■ **What the task requires**: Repeat the listing exactly as given, omitting every image.
>>>
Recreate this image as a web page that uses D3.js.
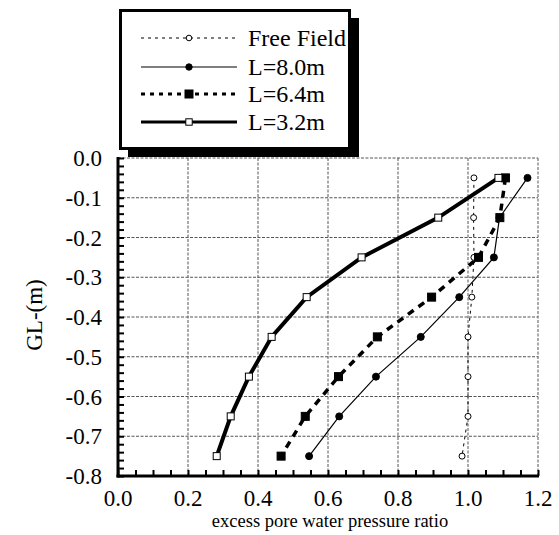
<!DOCTYPE html>
<html lang="en">
<head>
<meta charset="utf-8"/>
<title>Excess pore water pressure ratio</title>
<script src="https://cdnjs.cloudflare.com/ajax/libs/d3/7.8.5/d3.min.js"></script>
<style>
  body { margin: 0; background: #fff; }
  text { font-family: "Liberation Serif", "Times New Roman", serif; fill: #000; }
</style>
</head>
<body>
<svg id="chart" width="559" height="535"></svg>
<script>
// depths (m) of the measuring points
var depths = [-0.05, -0.15, -0.25, -0.35, -0.45, -0.55, -0.65, -0.75];

// excess pore water pressure ratio
var freeField = [1.017, 1.016, 1.017, 1.011, 1.0, 1.0, 1.0, 0.983];
var l80 = [1.17, 1.09, 1.074, 0.975, 0.865, 0.737, 0.632, 0.546];
var l64 = [1.107, 1.091, 1.03, 0.896, 0.741, 0.63, 0.535, 0.466];
var l32 = [1.087, 0.915, 0.696, 0.539, 0.439, 0.374, 0.322, 0.282];

var xTicks = [0, 0.2, 0.4, 0.6, 0.8, 1.0, 1.2];
var yTicks = [0, -0.1, -0.2, -0.3, -0.4, -0.5, -0.6, -0.7, -0.8];
var legendNames = ["Free Field", "L=8.0m", "L=6.4m", "L=3.2m"];

var svg = d3.select("#chart");
var x = d3.scaleLinear().domain([0, 1.2]).range([118, 538]);
var y = d3.scaleLinear().domain([0, -0.8]).range([158, 476]);

// grid (dashed grey), includes the top and right border
var grid = svg.append("g");
xTicks.forEach(function(t) {
  grid.append("line").attr("x1", x(t)).attr("x2", x(t)).attr("y1", y(0)).attr("y2", y(-0.8))
    .attr("stroke", "#555").attr("stroke-width", 1).attr("stroke-dasharray", "3,1.5");
});
yTicks.forEach(function(t) {
  grid.append("line").attr("x1", x(0)).attr("x2", x(1.2)).attr("y1", y(t)).attr("y2", y(t))
    .attr("stroke", "#555").attr("stroke-width", 1).attr("stroke-dasharray", "3,1.5");
});

// axes with inside ticks
var xAxis = d3.axisBottom(x).tickValues(d3.range(0, 1.2001, 0.05)).tickSize(-6).tickFormat("");
var gx = svg.append("g").attr("transform", "translate(0," + y(-0.8) + ")").call(xAxis);
var yAxis = d3.axisLeft(y).tickValues(d3.range(0, -0.8001, -0.02)).tickSize(-6).tickFormat("");
var gy = svg.append("g").attr("transform", "translate(" + x(0) + ",0)").call(yAxis);
[gx, gy].forEach(function(g) {
  g.selectAll(".tick line").attr("stroke", "#000").attr("stroke-width", 2);
  g.select(".domain").remove();
});
svg.append("line").attr("x1", x(0)).attr("x2", x(0)).attr("y1", y(0) - 1).attr("y2", y(-0.8) + 1.5)
  .attr("stroke", "#000").attr("stroke-width", 3);
svg.append("line").attr("x1", x(0) - 1.5).attr("x2", x(1.2) + 1).attr("y1", y(-0.8)).attr("y2", y(-0.8))
  .attr("stroke", "#000").attr("stroke-width", 3);

// tick labels
xTicks.forEach(function(t) {
  svg.append("text").attr("x", x(t)).attr("y", 506).attr("text-anchor", "middle")
    .attr("font-size", 23).text(d3.format(".1f")(t));
});
yTicks.forEach(function(t) {
  svg.append("text").attr("x", 102).attr("y", y(t) + 8).attr("text-anchor", "end")
    .attr("font-size", 23).text(d3.format(".1f")(t).replace("−", "-"));
});
svg.append("text").attr("x", 330).attr("y", 527).attr("text-anchor", "middle")
  .attr("font-size", 18.5).text("excess pore water pressure ratio");
svg.append("text").attr("transform", "translate(42,315) rotate(-90)").attr("text-anchor", "middle")
  .attr("font-size", 23).text("GL-(m)");

// series
var series = [
  { vals: freeField, width: 1, dash: "3,4", marker: "circle", fill: "#fff", r: 3, lw: 1, lr: 2.8 },
  { vals: l80, width: 1.2, dash: null, marker: "circle", fill: "#000", r: 3.5, lw: 1.2, lr: 3.2 },
  { vals: l64, width: 3.5, dash: "7,6", marker: "square", fill: "#000", r: 4, lw: 3, lr: 4, ldash: "4,5" },
  { vals: l32, width: 4, dash: null, marker: "square", fill: "#fff", r: 3.5, lw: 3, lr: 3.2 }
];
var line = d3.line().x(function(d) { return x(d[0]); }).y(function(d) { return y(d[1]); });

function drawMarker(g, s, cx, cy, r) {
  if (s.marker === "circle") {
    g.append("circle").attr("cx", cx).attr("cy", cy).attr("r", r)
      .attr("fill", s.fill).attr("stroke", "#000").attr("stroke-width", 1);
  } else {
    g.append("rect").attr("x", cx - r).attr("y", cy - r).attr("width", 2 * r).attr("height", 2 * r)
      .attr("fill", s.fill).attr("stroke", "#000").attr("stroke-width", 1);
  }
}

series.forEach(function(s) {
  var pts = s.vals.map(function(v, i) { return [v, depths[i]]; });
  svg.append("path").attr("d", line(pts)).attr("fill", "none").attr("stroke", "#000")
    .attr("stroke-width", s.width).attr("stroke-dasharray", s.dash);
});
series.forEach(function(s) {
  var g = svg.append("g");
  s.vals.forEach(function(v, i) { drawMarker(g, s, x(v), y(depths[i]), s.r); });
});

// legend with drop shadow
var lg = svg.append("g");
lg.append("rect").attr("x", 128).attr("y", 18).attr("width", 231).attr("height", 139).attr("fill", "#000");
lg.append("rect").attr("x", 120.5).attr("y", 10.5).attr("width", 229).attr("height", 138)
  .attr("fill", "#fff").attr("stroke", "#000").attr("stroke-width", 3);
var rowY = [38, 67, 94, 122];
series.forEach(function(s, i) {
  lg.append("line").attr("x1", 141).attr("x2", 237).attr("y1", rowY[i]).attr("y2", rowY[i])
    .attr("stroke", "#000").attr("stroke-width", s.lw).attr("stroke-dasharray", s.ldash || s.dash);
  drawMarker(lg, s, 189, rowY[i], s.lr);
  lg.append("text").attr("x", 248).attr("y", rowY[i] + 8).attr("font-size", 24).text(legendNames[i]);
});
</script>
</body>
</html>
<<<
■ **Task output**:
Recreate this image as a web page that uses D3.js.
<!DOCTYPE html>
<html lang="en">
<head>
<meta charset="utf-8"/>
<title>Excess pore water pressure ratio</title>
<script src="https://cdnjs.cloudflare.com/ajax/libs/d3/7.8.5/d3.min.js"></script>
<style>
  body { margin: 0; background: #fff; }
  text { font-family: "Liberation Serif", "Times New Roman", serif; fill: #000; }
</style>
</head>
<body>
<svg id="chart" width="559" height="535"></svg>
<script>
// depths (m) of the measuring points
var depths = [-0.05, -0.15, -0.25, -0.35, -0.45, -0.55, -0.65, -0.75];

// excess pore water pressure ratio
var freeField = [1.017, 1.016, 1.017, 1.011, 1.0, 1.0, 1.0, 0.983];
var l80 = [1.17, 1.09, 1.074, 0.975, 0.865, 0.737, 0.632, 0.546];
var l64 = [1.107, 1.091, 1.03, 0.896, 0.741, 0.63, 0.535, 0.466];
var l32 = [1.087, 0.915, 0.696, 0.539, 0.439, 0.374, 0.322, 0.282];

var xTicks = [0, 0.2, 0.4, 0.6, 0.8, 1.0, 1.2];
var yTicks = [0, -0.1, -0.2, -0.3, -0.4, -0.5, -0.6, -0.7, -0.8];
var legendNames = ["Free Field", "L=8.0m", "L=6.4m", "L=3.2m"];

var svg = d3.select("#chart");
var x = d3.scaleLinear().domain([0, 1.2]).range([118, 538]);
var y = d3.scaleLinear().domain([0, -0.8]).range([158, 476]);

// grid (dashed grey), includes the top and right border
var grid = svg.append("g");
xTicks.forEach(function(t) {
  grid.append("line").attr("x1", x(t)).attr("x2", x(t)).attr("y1", y(0)).attr("y2", y(-0.8))
    .attr("stroke", "#555").attr("stroke-width", 1).attr("stroke-dasharray", "3,1.5");
});
yTicks.forEach(function(t) {
  grid.append("line").attr("x1", x(0)).attr("x2", x(1.2)).attr("y1", y(t)).attr("y2", y(t))
    .attr("stroke", "#555").attr("stroke-width", 1).attr("stroke-dasharray", "3,1.5");
});

// axes with inside ticks
var xAxis = d3.axisBottom(x).tickValues(d3.range(0, 1.2001, 0.05)).tickSize(-6).tickFormat("");
var gx = svg.append("g").attr("transform", "translate(0," + y(-0.8) + ")").call(xAxis);
var yAxis = d3.axisLeft(y).tickValues(d3.range(0, -0.8001, -0.02)).tickSize(-6).tickFormat("");
var gy = svg.append("g").attr("transform", "translate(" + x(0) + ",0)").call(yAxis);
[gx, gy].forEach(function(g) {
  g.selectAll(".tick line").attr("stroke", "#000").attr("stroke-width", 2);
  g.select(".domain").remove();
});
svg.append("line").attr("x1", x(0)).attr("x2", x(0)).attr("y1", y(0) - 1).attr("y2", y(-0.8) + 1.5)
  .attr("stroke", "#000").attr("stroke-width", 3);
svg.append("line").attr("x1", x(0) - 1.5).attr("x2", x(1.2) + 1).attr("y1", y(-0.8)).attr("y2", y(-0.8))
  .attr("stroke", "#000").attr("stroke-width", 3);

// tick labels
xTicks.forEach(function(t) {
  svg.append("text").attr("x", x(t)).attr("y", 506).attr("text-anchor", "middle")
    .attr("font-size", 23).text(d3.format(".1f")(t));
});
yTicks.forEach(function(t) {
  svg.append("text").attr("x", 102).attr("y", y(t) + 8).attr("text-anchor", "end")
    .attr("font-size", 23).text(d3.format(".1f")(t).replace("−", "-"));
});
svg.append("text").attr("x", 330).attr("y", 527).attr("text-anchor", "middle")
  .attr("font-size", 18.5).text("excess pore water pressure ratio");
svg.append("text").attr("transform", "translate(42,315) rotate(-90)").attr("text-anchor", "middle")
  .attr("font-size", 23).text("GL-(m)");

// series
var series = [
  { vals: freeField, width: 1, dash: "3,4", marker: "circle", fill: "#fff", r: 3, lw: 1, lr: 2.8 },
  { vals: l80, width: 1.2, dash: null, marker: "circle", fill: "#000", r: 3.5, lw: 1.2, lr: 3.2 },
  { vals: l64, width: 3.5, dash: "7,6", marker: "square", fill: "#000", r: 4, lw: 3, lr: 4, ldash: "4,5" },
  { vals: l32, width: 4, dash: null, marker: "square", fill: "#fff", r: 3.5, lw: 3, lr: 3.2 }
];
var line = d3.line().x(function(d) { return x(d[0]); }).y(function(d) { return y(d[1]); });

function drawMarker(g, s, cx, cy, r) {
  if (s.marker === "circle") {
    g.append("circle").attr("cx", cx).attr("cy", cy).attr("r", r)
      .attr("fill", s.fill).attr("stroke", "#000").attr("stroke-width", 1);
  } else {
    g.append("rect").attr("x", cx - r).attr("y", cy - r).attr("width", 2 * r).attr("height", 2 * r)
      .attr("fill", s.fill).attr("stroke", "#000").attr("stroke-width", 1);
  }
}

series.forEach(function(s) {
  var pts = s.vals.map(function(v, i) { return [v, depths[i]]; });
  svg.append("path").attr("d", line(pts)).attr("fill", "none").attr("stroke", "#000")
    .attr("stroke-width", s.width).attr("stroke-dasharray", s.dash);
});
series.forEach(function(s) {
  var g = svg.append("g");
  s.vals.forEach(function(v, i) { drawMarker(g, s, x(v), y(depths[i]), s.r); });
});

// legend with drop shadow
var lg = svg.append("g");
lg.append("rect").attr("x", 128).attr("y", 18).attr("width", 231).attr("height", 139).attr("fill", "#000");
lg.append("rect").attr("x", 120.5).attr("y", 10.5).attr("width", 229).attr("height", 138)
  .attr("fill", "#fff").attr("stroke", "#000").attr("stroke-width", 3);
var rowY = [38, 67, 94, 122];
series.forEach(function(s, i) {
  lg.append("line").attr("x1", 141).attr("x2", 237).attr("y1", rowY[i]).attr("y2", rowY[i])
    .attr("stroke", "#000").attr("stroke-width", s.lw).attr("stroke-dasharray", s.ldash || s.dash);
  drawMarker(lg, s, 189, rowY[i], s.lr);
  lg.append("text").attr("x", 248).attr("y", rowY[i] + 8).attr("font-size", 24).text(legendNames[i]);
});
</script>
</body>
</html>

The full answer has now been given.